This is the mail archive of the
mailing list for the GCC project.
Re: [PATCH v4][C][ADA] use function descriptors instead of trampolines in C
- From: Wilco Dijkstra <Wilco dot Dijkstra at arm dot com>
- To: "Uecker, Martin" <Martin dot Uecker at med dot uni-goettingen dot de>, Jakub Jelinek <jakub at redhat dot com>
- Cc: nd <nd at arm dot com>, "paulkoning at comcast dot net" <paulkoning at comcast dot net>, "law at redhat dot com" <law at redhat dot com>, Szabolcs Nagy <Szabolcs dot Nagy at arm dot com>, "msebor at gmail dot com" <msebor at gmail dot com>, "gcc-patches at gcc dot gnu dot org" <gcc-patches at gcc dot gnu dot org>, "ebotcazou at adacore dot com" <ebotcazou at adacore dot com>, "joseph at codesourcery dot com" <joseph at codesourcery dot com>
- Date: Wed, 19 Dec 2018 21:28:45 +0000
- Subject: Re: [PATCH v4][C][ADA] use function descriptors instead of trampolines in C
- References: <email@example.com> <firstname.lastname@example.org> <5896AE4C-D296-4FAF-A809-7BACA532BBF5@comcast.net> <20181218153209.GP23305@tucnak> <email@example.com> <20181218162440.GQ23305@tucnak> <firstname.lastname@example.org> <email@example.com> <20181218164212.GR23305@tucnak> <firstname.lastname@example.org>,<20181219200801.GG23305@tucnak>
Jakub Jelinek wrote:
> On Wed, Dec 19, 2018 at 07:53:48PM +0000, Uecker, Martin wrote:
>> What do you think about making the trampoline a single call
>> instruction and have a large memory region which is the same
>> page mapped many times?
This sounds like a good idea, but given a function descriptor is 8-16 bytes
it doesn't need to be 1 instruction. You can even go for larger sizes since
all it affects is minimum alignment of function descriptors.

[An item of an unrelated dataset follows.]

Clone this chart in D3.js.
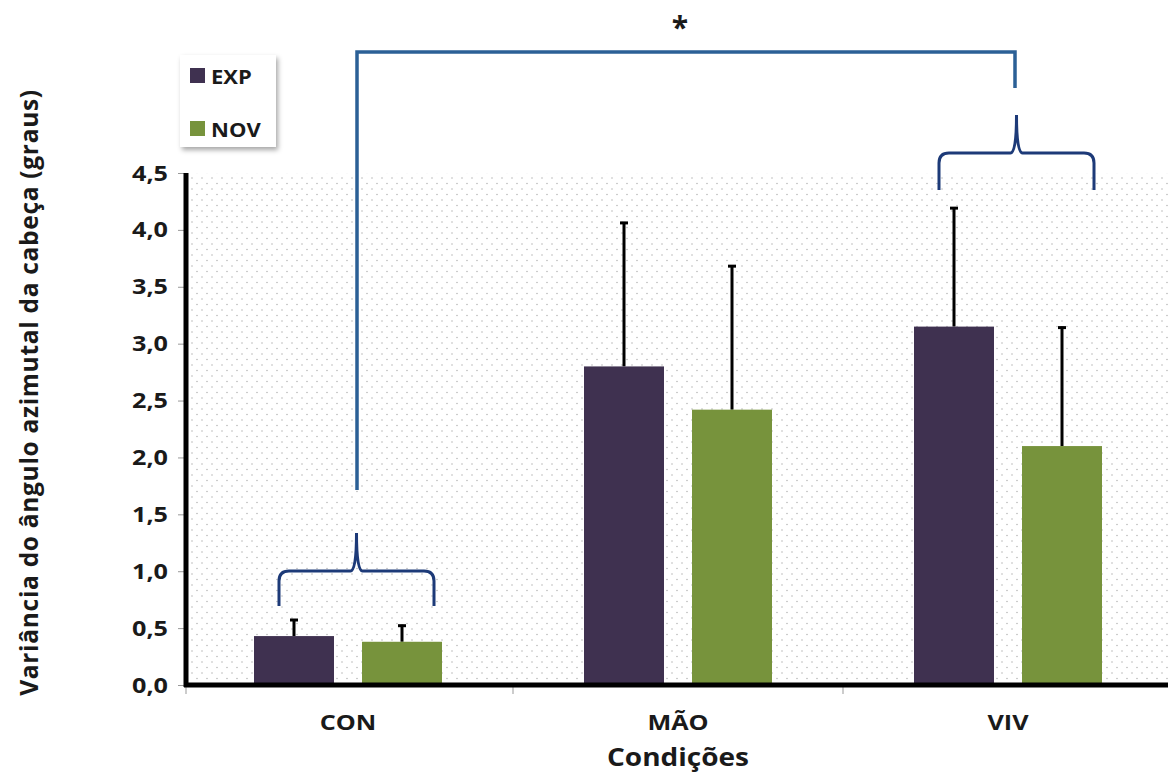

>> The trampoline handler would pop the instruction pointer and use
>> this as an index into the real stack to read the static chain and
>> function pointer.
> While you save a few bytes per trampoline that way, it is heavily call-ret
> stack unfriendly, so it will not be very fast.
A repeated page adjacent to the stack is a good idea since it avoids adding
runtime support to push/pop nested function addresses. That would be
inefficient and likely very tricky for setjmp and exception handling
(or leak memory).
Since it can use several instructions we could load the static chain register
with the PC for example. On ISAs that don't support PC-relative addressing
you could do a call/ret sequence to get the PC and then tailcall the helper
to keep the return stack intact.
If computing the difference between the stack and trampoline region takes
just a few instructions (eg. thread local storage) then it could even be inlined.